The wrath of God falls upon God himself, by God’s own choice, out of God’s own love. The “justice connection” may not be clear to those who are accustomed to privilege, but to oppressed and suffering Christians in the troubled places of the earth, there is no need to spell it out. God in Christ on the cross has become one with those who are despised and outcast in the world. (p. 143).

God’s righteousness leads him to all lengths to oppose what will destroy what he loves, and that means declaring enmity against everything that resists his redemptive purpose. This is the aggressive principle in God’s justice.  (p. 136).

The pervasive and monstrous nature of injustice around the world forces us to acknowledge that forgiveness alone does not give a true picture of God’s purpose. (p. 142).

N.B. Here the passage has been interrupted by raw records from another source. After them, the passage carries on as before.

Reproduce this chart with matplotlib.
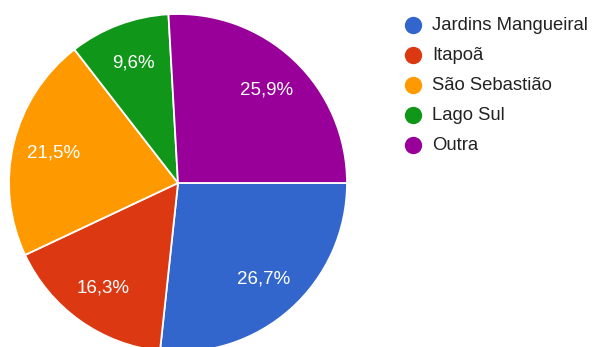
import matplotlib
matplotlib.use("Agg")
import matplotlib.pyplot as plt
from matplotlib.lines import Line2D

# Survey answers: neighbourhood of residence (percent of responses)
categories = ["Jardins Mangueiral", "Itapoã", "São Sebastião", "Lago Sul", "Outra"]
shares = [26.7, 16.3, 21.5, 9.6, 25.9]
colors = ["#3366CC", "#DC3912", "#FF9900", "#109618", "#990099"]

W, H = 592, 347
fig = plt.figure(figsize=(W / 100, H / 100), dpi=100)
plt.rcParams["font.family"] = ["Liberation Sans", "DejaVu Sans"]

# Axes in pixel units so the pie can sit partly below the bottom edge
ax = fig.add_axes([0, 0, 1, 1])
cx, cy, r = 178, H - 183, 169

def pct_label(p):
    return f"{p:.1f}%".replace(".", ",")

wedges, texts, autotexts = ax.pie(
    shares,
    colors=colors,
    startangle=0,
    counterclock=False,
    center=(cx, cy),
    radius=r,
    autopct=pct_label,
    pctdistance=0.76,
    wedgeprops=dict(edgecolor="white", linewidth=1.3),
    textprops=dict(color="white", fontsize=13.5),
)
ax.set_xlim(0, W)
ax.set_ylim(0, H)
ax.set_aspect("equal", adjustable="datalim")
ax.axis("off")

# Legend column on the right
x_dot, x_txt = 413, 432
y0, step = 25, 30
for i, (name, col) in enumerate(zip(categories, colors)):
    y = H - (y0 + i * step)
    fig.add_artist(Line2D([x_dot / W], [y / H], marker="o", markersize=12.5,
                          color=col, markeredgewidth=0, linestyle="none",
                          transform=fig.transFigure))
    fig.text(x_txt / W, y / H, name, fontsize=13.3, color="#222222",
             va="center", ha="left")

fig.savefig("out.png", dpi=100, facecolor="white")
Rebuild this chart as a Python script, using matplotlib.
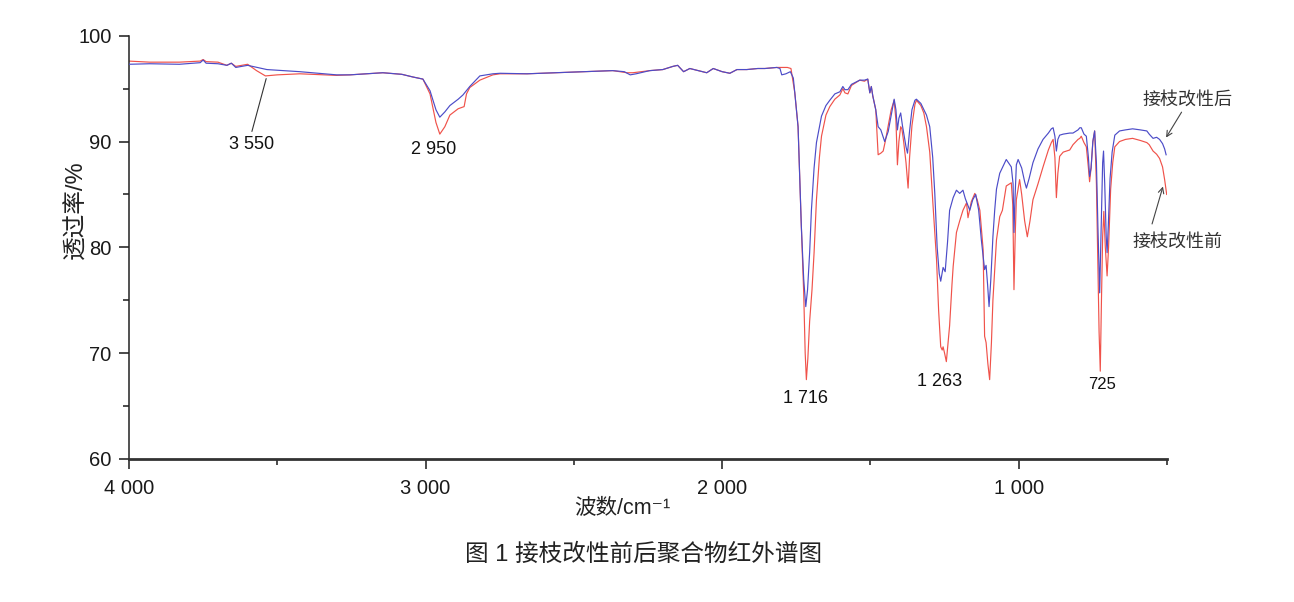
import matplotlib
matplotlib.use('Agg')
import matplotlib.pyplot as plt
from matplotlib.ticker import FixedLocator, MultipleLocator

# ---------------- data ----------------
# 接枝改性前 (red)
wn_before = [4000, 3930, 3830, 3760, 3750, 3740, 3700, 3670, 3655, 3640, 3600, 3570, 3540, 3500,
             3424, 3300, 3255, 3144, 3080, 3043, 3009, 2985, 2965, 2952, 2935, 2918, 2890, 2870,
             2862, 2851, 2817, 2773, 2749, 2658, 2513, 2369, 2321, 2301, 2244, 2200, 2166, 2150,
             2130, 2109, 2080, 2052, 2030, 2000, 1974, 1950, 1917, 1880, 1856, 1816, 1780, 1768,
             1755, 1744, 1733, 1725, 1720, 1716, 1711, 1705, 1697, 1690, 1682, 1672, 1665, 1650,
             1637, 1620, 1603, 1593, 1586, 1576, 1564, 1536, 1520, 1509, 1502, 1497, 1492, 1482,
             1474, 1465, 1457, 1450, 1440, 1430, 1420, 1414, 1409, 1404, 1398, 1394, 1388, 1380,
             1373, 1368, 1360, 1350, 1345, 1330, 1320, 1311, 1300, 1289, 1277, 1270, 1263, 1258,
             1255, 1250, 1244, 1238, 1233, 1225, 1221, 1210, 1199, 1188, 1176, 1171, 1160, 1148,
             1140, 1131, 1120, 1115, 1110, 1104, 1098, 1092, 1087, 1075, 1064, 1055, 1042, 1025,
             1020, 1016, 1012, 1008, 997, 990, 980, 971, 962, 952, 935, 918, 900, 890, 884, 878,
             873, 868, 862, 850, 828, 817, 800, 794, 789, 780, 772, 765, 761, 756, 750, 744, 738,
             733, 729, 725, 721, 717, 713, 708, 702, 697, 690, 683, 676, 660, 640, 616, 590, 568,
             560, 547, 535, 525, 515, 508, 501]
t_before = [97.6, 97.5, 97.5, 97.6, 97.75, 97.55, 97.5, 97.2, 97.4, 97.1, 97.3, 96.7, 96.2, 96.3,
            96.4, 96.25, 96.3, 96.5, 96.35, 96.1, 95.9, 94.5, 91.8, 90.7, 91.4, 92.5, 93.1, 93.3,
            94.5, 95.1, 95.8, 96.3, 96.4, 96.4, 96.55, 96.7, 96.5, 96.5, 96.7, 96.8, 97.1, 97.2,
            96.6, 96.9, 96.7, 96.5, 96.9, 96.6, 96.45, 96.8, 96.8, 96.9, 96.9, 97.0, 97.0, 96.9,
            94.6, 91.4, 82.0, 75.7, 70.0, 67.5, 69.5, 73.0, 76.0, 79.5, 84.5, 88.5, 90.5, 92.5,
            93.3, 94.0, 94.4, 95.0, 94.6, 94.5, 95.3, 95.8, 95.7, 95.9, 94.6, 95.2, 94.3, 93.0,
            88.75, 88.9, 89.1, 90.0, 91.5, 93.0, 93.9, 92.0, 87.8, 90.0, 91.4, 91.2, 90.0, 88.0,
            85.6, 88.5, 91.5, 93.5, 93.9, 93.4, 92.7, 91.4, 89.0, 84.0, 78.8, 74.0, 70.6, 70.3,
            70.6, 70.0, 69.2, 71.0, 72.6, 76.5, 78.2, 81.4, 82.5, 83.5, 84.2, 82.8, 84.3, 85.1,
            84.5, 83.5, 79.8, 71.6, 71.0, 69.0, 67.5, 71.0, 75.0, 80.7, 82.9, 83.5, 85.8, 86.1,
            84.0, 76.0, 81.0, 84.5, 86.4, 85.0, 82.5, 81.0, 82.5, 84.5, 86.0, 87.6, 89.2, 89.9,
            90.2, 88.5, 84.7, 87.0, 88.6, 89.0, 89.2, 89.7, 90.2, 90.3, 90.5, 89.9, 89.5, 87.5,
            86.2, 87.5, 90.0, 91.0, 86.0, 78.0, 72.0, 68.3, 75.0, 81.0, 83.4, 80.0, 77.3, 80.0,
            85.5, 88.0, 89.5, 90.0, 90.2, 90.3, 90.1, 89.9, 89.7, 89.1, 88.8, 88.4, 87.6, 86.4,
            85.0]

# 接枝改性后 (blue)
wn_after = [4000, 3930, 3830, 3760, 3750, 3740, 3700, 3670, 3655, 3640, 3600, 3535, 3424, 3300,
            3255, 3144, 3080, 3043, 3009, 2985, 2965, 2952, 2935, 2918, 2890, 2874, 2851, 2817,
            2773, 2749, 2658, 2513, 2369, 2330, 2310, 2290, 2244, 2200, 2166, 2150, 2130, 2109,
            2080, 2052, 2030, 2000, 1974, 1950, 1917, 1880, 1856, 1816, 1805, 1799, 1785, 1770,
            1760, 1755, 1744, 1733, 1725, 1718, 1712, 1705, 1699, 1690, 1682, 1665, 1650, 1637,
            1620, 1603, 1593, 1586, 1576, 1564, 1536, 1520, 1509, 1502, 1497, 1492, 1482, 1474,
            1465, 1452, 1440, 1430, 1420, 1414, 1409, 1404, 1398, 1392, 1380, 1375, 1368, 1360,
            1350, 1345, 1330, 1311, 1300, 1290, 1283, 1275, 1268, 1263, 1255, 1248, 1240, 1233,
            1221, 1210, 1199, 1188, 1180, 1165, 1155, 1145, 1135, 1126, 1115, 1110, 1105, 1100,
            1094, 1087, 1081, 1075, 1064, 1042, 1025, 1019, 1016, 1012, 1008, 1002, 990, 980,
            974, 965, 952, 935, 918, 900, 890, 884, 878, 873, 868, 862, 850, 828, 817, 800, 794,
            789, 780, 772, 765, 761, 756, 750, 744, 738, 733, 727, 722, 717, 714, 710, 705, 702,
            698, 692, 685, 676, 660, 640, 616, 590, 568, 560, 547, 535, 525, 515, 508, 503]
t_after = [97.3, 97.35, 97.3, 97.45, 97.7, 97.4, 97.35, 97.2, 97.4, 97.0, 97.2, 96.8, 96.6, 96.3,
           96.3, 96.5, 96.35, 96.1, 95.9, 94.8, 93.0, 92.3, 92.8, 93.4, 94.0, 94.4, 95.2, 96.2,
           96.4, 96.45, 96.4, 96.55, 96.7, 96.6, 96.3, 96.4, 96.7, 96.8, 97.1, 97.2, 96.6, 96.9,
           96.7, 96.5, 96.9, 96.6, 96.45, 96.8, 96.8, 96.9, 96.9, 97.0, 96.9, 96.3, 96.4, 96.6,
           96.0, 94.6, 91.4, 82.0, 77.0, 74.4, 76.0, 79.5, 83.5, 87.5, 89.9, 92.4, 93.4, 93.9,
           94.5, 94.7, 95.2, 94.9, 94.9, 95.4, 95.8, 95.8, 95.9, 94.6, 95.2, 94.3, 93.0, 91.4,
           91.1, 90.0, 90.95, 92.5, 94.0, 93.0, 91.1, 92.2, 92.7, 91.5, 89.5, 88.9, 91.0, 93.0,
           93.9, 94.0, 93.6, 92.5, 91.4, 88.5, 85.1, 80.0, 77.5, 76.8, 78.1, 77.7, 80.5, 83.5,
           84.7, 85.4, 85.1, 85.4, 84.6, 83.5, 84.5, 85.0, 83.5, 80.7, 77.9, 78.3, 76.5, 74.4,
           77.0, 81.0, 83.5, 85.5, 87.0, 88.3, 87.6, 86.0, 81.4, 85.0, 87.8, 88.3, 87.5, 86.2,
           85.6, 86.5, 88.0, 89.3, 90.2, 90.8, 91.2, 91.3, 90.5, 89.1, 90.2, 90.6, 90.7, 90.8,
           90.8, 91.1, 91.3, 91.3, 90.7, 90.5, 88.5, 86.7, 87.5, 90.0, 91.0, 88.0, 82.0, 75.7,
           82.0, 88.0, 89.1, 86.0, 81.0, 79.5, 82.0, 86.5, 89.0, 90.6, 91.0, 91.1, 91.2, 91.1,
           91.0, 90.7, 90.3, 90.4, 90.2, 89.8, 89.3, 88.75]

x_ticks = [4000, 3000, 2000, 1000]
x_tick_labels = ['4 000', '3 000', '2 000', '1 000']
y_ticks = [60, 70, 80, 90, 100]
y_tick_labels = ['60', '70', '80', '90', '100']

peak_labels = ['3 550', '2 950', '1 716', '1 263', '725']
peak_label_x = [3586, 2972, 1718, 1266, 720]
peak_label_y = [89.7, 89.2, 65.75, 67.3, 67.0]

series_names = ['接枝改性后', '接枝改性前']
x_label = '波数/cm⁻¹'
y_label = '透过率/%'
caption = '图 1 接枝改性前后聚合物红外谱图'

# ---------------- figure ----------------
plt.rcParams['font.family'] = ['Liberation Sans', 'Noto Sans CJK SC', 'DejaVu Sans']

W, H = 1294, 602
fig = plt.figure(figsize=(W / 100, H / 100), dpi=100)
ax = fig.add_axes([129 / W, 1 - 459 / H, (1167 - 129) / W, (459 - 35.7) / H])

red = '#f0524a'
blue = '#4c4cc8'
ax.plot(wn_before, t_before, color=red, lw=0.85, zorder=2)
ax.plot(wn_after, t_after, color=blue, lw=0.85, zorder=3)

ax.set_xlim(4000, 500)
ax.set_ylim(60, 100)

for s in ['top', 'right']:
    ax.spines[s].set_visible(False)
ax.spines['left'].set_linewidth(1.1)
ax.spines['bottom'].set_linewidth(2.0)
ax.spines['left'].set_color('#222222')
ax.spines['bottom'].set_color('#333333')

ax.xaxis.set_major_locator(FixedLocator(x_ticks))
ax.set_xticklabels(x_tick_labels)
ax.xaxis.set_minor_locator(MultipleLocator(500))
ax.yaxis.set_major_locator(FixedLocator(y_ticks))
ax.set_yticklabels(y_tick_labels)
ax.yaxis.set_minor_locator(MultipleLocator(5))

ax.tick_params(axis='both', which='major', direction='out', length=7.5, width=1.1,
               labelsize=14.5, colors='#1a1a1a')
ax.tick_params(axis='both', which='minor', direction='out', length=4, width=1.1, colors='#1a1a1a')
ax.tick_params(axis='x', which='major', pad=7)
ax.tick_params(axis='y', which='major', pad=5)

ax.set_xlabel(x_label, fontsize=15.5, color='#222222')
ax.xaxis.set_label_coords((622 - 129) / 1038, (459 - 498) / 423.3)
ax.set_ylabel(y_label, fontsize=17, color='#222222')
ax.yaxis.set_label_coords((87 - 129) / 1038, (459 - 210) / 423.3)

# peak labels
for lab, px, py in zip(peak_labels, peak_label_x, peak_label_y):
    ax.text(px, py, lab, ha='center', va='center', fontsize=13 if lab != '725' else 12,
            color='#111111')

# leader line for 3 550
ax.annotate('', xy=(3535, 96.2), xytext=(3588, 90.7),
            arrowprops=dict(arrowstyle='-', color='#333333', lw=0.8))

# series labels with arrows
ax.text(432, 93.9, series_names[0], ha='center', va='center', fontsize=13, color='#333333',
        clip_on=False)
ax.annotate('', xy=(508, 90.15), xytext=(446, 93.0),
            arrowprops=dict(arrowstyle='->', color='#444444', lw=0.8), annotation_clip=False)
ax.text(464, 80.5, series_names[1], ha='center', va='center', fontsize=13, color='#333333',
        clip_on=False)
ax.annotate('', xy=(511, 86.0), xytext=(553, 81.96),
            arrowprops=dict(arrowstyle='->', color='#444444', lw=0.8), annotation_clip=False)

fig.text(0.497, 1 - 555 / H, caption, ha='center', va='center', fontsize=17, color='#222222')

fig.savefig('out.png', dpi=100)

If, when we see an injustice, our blood does not boil at some point, we have not yet understood the depths of God. It depends, though, on what outrages us. To be outraged on behalf of oneself or one’s own group alone is to be human, but it is not to participate in Christ. To be outraged and to take action on behalf of the voiceless and oppressed, however, is to do the work of God. (p. 143).

  From the standpoint of the gospel, however, every single one of us, rich or poor, is a complex mixture; we are all capable of injustice and we are all living on the edge of neediness at any time. (p. 150).

It is in the very nature of God, “the Holy One in your midst,” to step down from the bench and pour himself out in unquenchable compassion. (p. 136).